If you apply this ‘one extra memo per day’ across the whole memo writing staff at DNDM (which isn’t all of them of course as some don’t produce memos themselves, but are simply employed to read those of others) then you come up with a requirement for – amazing coincidence – exactly 14.7 extra employees!

And there you have the answer to the Minister Willis’s conundrum. We can prove that, by simply not employing that extra 14.7 equivalents, we have effectively reduced our theoretical headcount by this number, which is the exact cut that She-Who-Must-Be-Ignored is demanding in the first place.

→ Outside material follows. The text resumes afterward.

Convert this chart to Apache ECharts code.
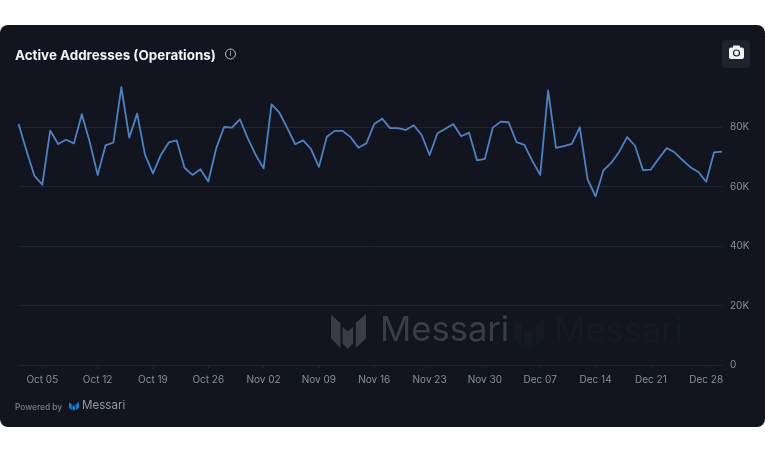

The final results? Mx 0.7 was made up to 1.0, which, luckily for them, made no difference to any inconvenience they might have suffered as they chose to spend the extra 0.3 working from home, anyway. But at least their salary went up by 30 per cent – so good news really.

The other ‘threatened 14’ employees leaned in and actually did produce that extra memo per day, until the next election and the threat went away. At which point they went back to doing what they were doing before, which, unsurprisingly in the Department of Not Doing Much, was – you guessed it – not much.

HRT was hailed by the government for cutting his (theoretical) DNDM headcount by the required 14 per cent and, at the same time, by the PSA and his fellow department heads for not cutting his (actual) headcount at all – a win-win outcome for all concerned.

And Minister Willis? Once the November election was over, she shelved the headcount reduction idea and went back to the tried and true fix for all NZ’s fiscal ills. She borrowed the money instead and left the problem for the next generation of politicians to wrestle with and this generation’s children to pay for.

Plus ça change, plus c'est la même chose – indeed!